Even within firms, she noted, training workers could be an arduous and yearslong task, with orders for manufacturing equipment themselves taking more than two years to even arrive. To circumvent the wait, firms are sending workers to Taiwan “to train them so that when the facility here is in operation, they’ll be able to operate the equipment.” 

Gap in knowledge

But Handwerker said the industry’s “top schools” — the Massachusetts Institute of Technology, University of California-Berkeley, Stanford and Purdue — also likely need to do more to train the labor force. 

“I’m from Purdue, and we’re training engineers at the undergraduate, master’s and PhD level, and I think we’re providing an excellent education,” she said. “What we’re hearing, though, is that even for all of us at the top tier, when companies are putting out job descriptions, there’s a gap between what the students know and what the companies need.”
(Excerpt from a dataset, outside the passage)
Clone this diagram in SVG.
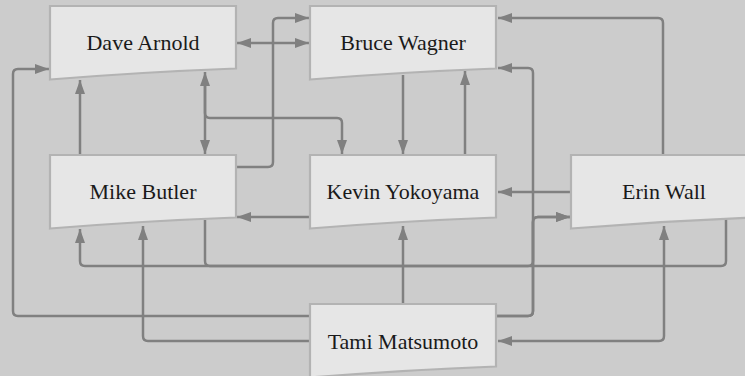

To help keep talent in America the Biden administration on Oct. 7 also unveiled export controls that ban U.S. citizens and permanent residents from supporting the “development or production” of chips in China.
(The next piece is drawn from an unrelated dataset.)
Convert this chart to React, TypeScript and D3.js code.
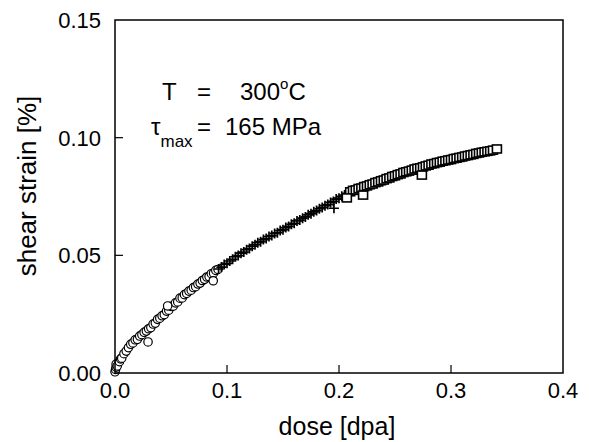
import React from 'react';
import * as d3 from 'd3';

// dose [dpa] vs shear strain [%], three overlapping data sets
const circles: [number, number][] = [
  [0.000, 0.0005], [0.0005, 0.0015], [0.001, 0.0025], [0.001, 0.0038], [0.002, 0.0030],
  [0.004, 0.0048], [0.005, 0.0060], [0.006, 0.0063], [0.008, 0.0082], [0.010, 0.0093],
  [0.012, 0.0108], [0.014, 0.0122], [0.016, 0.0128], [0.018, 0.0141], [0.020, 0.0143],
  [0.022, 0.0157], [0.024, 0.0163], [0.026, 0.0173], [0.028, 0.0178], [0.030, 0.0188],
  [0.032, 0.0193], [0.034, 0.0208], [0.036, 0.0212], [0.038, 0.0228], [0.040, 0.0233],
  [0.042, 0.0243], [0.044, 0.0248], [0.046, 0.0263], [0.048, 0.0267], [0.050, 0.0283],
  [0.052, 0.0284], [0.054, 0.0298], [0.056, 0.0302], [0.058, 0.0318], [0.060, 0.0319],
  [0.062, 0.0333], [0.064, 0.0338], [0.066, 0.0348], [0.068, 0.0352], [0.070, 0.0363],
  [0.072, 0.0367], [0.074, 0.0378], [0.076, 0.0382], [0.078, 0.0393], [0.080, 0.0398],
  [0.082, 0.0408], [0.084, 0.0410], [0.086, 0.0422], [0.088, 0.0424], [0.090, 0.0436],
  [0.092, 0.0440],
  [0.0295, 0.0132], [0.0877, 0.0392], [0.047, 0.0285]
];

const crosses: [number, number][] = [
  [0.0925, 0.0442], [0.0950, 0.0450], [0.0975, 0.0461], [0.1000, 0.0466], [0.1025, 0.0476],
  [0.1050, 0.0483], [0.1075, 0.0494], [0.1100, 0.0499], [0.1125, 0.0509], [0.1150, 0.0514],
  [0.1175, 0.0524], [0.1200, 0.0529], [0.1225, 0.0539], [0.1250, 0.0545], [0.1275, 0.0554],
  [0.1300, 0.0558], [0.1325, 0.0567], [0.1350, 0.0571], [0.1375, 0.0580], [0.1400, 0.0584],
  [0.1425, 0.0593], [0.1450, 0.0596], [0.1475, 0.0605], [0.1500, 0.0609], [0.1525, 0.0618],
  [0.1550, 0.0623], [0.1575, 0.0632], [0.1600, 0.0636], [0.1625, 0.0646], [0.1650, 0.0650],
  [0.1675, 0.0658], [0.1700, 0.0663], [0.1725, 0.0672], [0.1750, 0.0677], [0.1775, 0.0685],
  [0.1800, 0.0690], [0.1825, 0.0698], [0.1850, 0.0703], [0.1875, 0.0711], [0.1900, 0.0716],
  [0.1925, 0.0725], [0.1950, 0.0729], [0.1975, 0.0739], [0.2000, 0.0743], [0.2025, 0.0751],
  [0.2050, 0.0756], [0.2075, 0.0763], [0.2100, 0.0767],
  [0.1955, 0.0700]
];

const squares: [number, number][] = [
  [0.2100, 0.0770], [0.2125, 0.0776], [0.2150, 0.0778], [0.2175, 0.0784], [0.2200, 0.0786],
  [0.2225, 0.0792], [0.2250, 0.0795], [0.2275, 0.0800], [0.2300, 0.0803], [0.2325, 0.0809],
  [0.2350, 0.0812], [0.2375, 0.0817], [0.2400, 0.0820], [0.2425, 0.0826], [0.2450, 0.0829],
  [0.2475, 0.0835], [0.2500, 0.0838], [0.2525, 0.0843], [0.2550, 0.0846], [0.2575, 0.0852],
  [0.2600, 0.0855], [0.2625, 0.0858], [0.2650, 0.0862], [0.2675, 0.0867], [0.2700, 0.0870],
  [0.2725, 0.0872], [0.2750, 0.0876], [0.2775, 0.0880], [0.2800, 0.0883], [0.2825, 0.0888],
  [0.2850, 0.0890], [0.2875, 0.0894], [0.2900, 0.0896], [0.2925, 0.0900], [0.2950, 0.0902],
  [0.2975, 0.0905], [0.3000, 0.0907], [0.3025, 0.0911], [0.3050, 0.0913], [0.3075, 0.0916],
  [0.3100, 0.0918], [0.3125, 0.0922], [0.3150, 0.0924], [0.3175, 0.0927], [0.3200, 0.0929],
  [0.3225, 0.0933], [0.3250, 0.0935], [0.3275, 0.0938], [0.3300, 0.0940], [0.3325, 0.0942],
  [0.3350, 0.0944], [0.3375, 0.0947], [0.3410, 0.0952],
  [0.2070, 0.0744], [0.2215, 0.0756], [0.2740, 0.0841]
];

const xTicks = [0.0, 0.1, 0.2, 0.3, 0.4];
const yTicks = [0.0, 0.05, 0.1, 0.15];

const W = 589;
const H = 442;
const margin = { top: 20, right: 26, bottom: 69, left: 115 };
const font = 'Arial, "Liberation Sans", sans-serif';

export default function App() {
  const x = d3.scaleLinear().domain([0, 0.4]).range([margin.left, W - margin.right]);
  const y = d3.scaleLinear().domain([0, 0.15]).range([H - margin.bottom, margin.top]);
  const x0 = x(0), x1 = x(0.4), y0 = y(0), y1 = y(0.15);

  return (
    <svg width={W} height={H} style={{ position: 'absolute', left: 0, top: 0, background: '#fff' }}
      fontFamily={font}>
      <rect x={0} y={0} width={W} height={H} fill="#fff" />

      {/* ticks, pointing inward */}
      {xTicks.slice(1, -1).map(t => (
        <line key={'xt' + t} x1={x(t)} x2={x(t)} y1={y0} y2={y0 - 8} stroke="#000" strokeWidth={1.2} />
      ))}
      {yTicks.slice(1, -1).map(t => (
        <line key={'yt' + t} x1={x0} x2={x0 + 8} y1={y(t)} y2={y(t)} stroke="#000" strokeWidth={1.2} />
      ))}

      {/* data */}
      {circles.map((d, i) => (
        <circle key={'c' + i} cx={x(d[0])} cy={y(d[1])} r={4.2} fill="#fff" stroke="#000" strokeWidth={1.2} />
      ))}
      {crosses.map((d, i) => (
        <path key={'p' + i} d={`M${x(d[0]) - 5},${y(d[1])}h10M${x(d[0])},${y(d[1]) - 5}v10`}
          stroke="#000" strokeWidth={1.7} fill="none" />
      ))}
      {squares.map((d, i) => (
        <rect key={'s' + i} x={x(d[0]) - 4.5} y={y(d[1]) - 4} width={9} height={8}
          fill="#fff" stroke="#000" strokeWidth={1.6} />
      ))}

      {/* frame */}
      <rect x={x0} y={y1} width={x1 - x0} height={y0 - y1} fill="none" stroke="#000" strokeWidth={1.5} />

      {/* tick labels */}
      {xTicks.map(t => (
        <text key={'xl' + t} x={x(t)} y={398} textAnchor="middle" fontSize={22}>{t.toFixed(1)}</text>
      ))}
      {yTicks.map(t => (
        <text key={'yl' + t} x={101} y={y(t) + 8} textAnchor="end" fontSize={22}>{t.toFixed(2)}</text>
      ))}

      {/* axis titles */}
      <text x={337} y={435} textAnchor="middle" fontSize={25}>dose [dpa]</text>
      <text transform={`translate(36,186) rotate(-90)`} textAnchor="middle" fontSize={26}>shear strain [%]</text>

      {/* annotation */}
      <text x={162} y={100} fontSize={24}>T</text>
      <text x={197} y={100} fontSize={24}>=</text>
      <text x={240} y={100} fontSize={24}>300<tspan fontSize={15} dy={-11}>o</tspan><tspan dy={11}>C</tspan></text>
      <text x={151} y={135} fontSize={24}>τ<tspan fontSize={17} dy={12}>max</tspan></text>
      <text x={197} y={135} fontSize={24}>=</text>
      <text x={225} y={135} fontSize={24}>165 MPa</text>
    </svg>
  );
}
Chinese firms have said the restrictions will introduce instability, and the China Semiconductor Industry Association slammed the United States for “abruptly disturbing international trade in such an arbitrary way.”

“Not only will such unilateral measures further harm the global supply chains of the semiconductor industry, more importantly it will create an atmosphere of uncertainty,” the trade association said on Oct. 7.

The rules are expected to affect hundreds of Chinese Americans, according to Nikkei Asia, including executives of some of China’s biggest chipmakers, many of whom worked for decades in the United States before returning to China under its “Thousand Talents” program.

But bringing more outsiders into the industry over coming years will also be needed to fill the tens of thousands of estimated job vacancies.

Speaking at the same event as Warner on Thursday, Indiana Gov. Eric Holcomb, a Republican, noted that the bipartisan push to revive the U.S. chip industry could face limits due to its extensive labor requirements amid what he described as “peak private sector employment” levels.

“Fortunately, for the state of Indiana, our population is growing,” Holcomb said. “We’re going deep into the bench, into the ‘farm team’ if you will, into high schools, and actually building programs, pathways and pipelines.”

The chipmaking industry’s ability to attract top high school and college talent could make or break the successes of the CHIPS Act, he said.

“We have to have world-class research and development. Universities like Purdue and Notre Dame and Indiana University, and our community colleges — all these pieces snap together to form talent pipelines that will be necessary on Day One, which was yesterday,” Holcomb said.

“We have slipped, we have fallen behind, and we have a lot of ground to make up. This has to do equally with our national security and with our economic security. They go hand-in-glove.”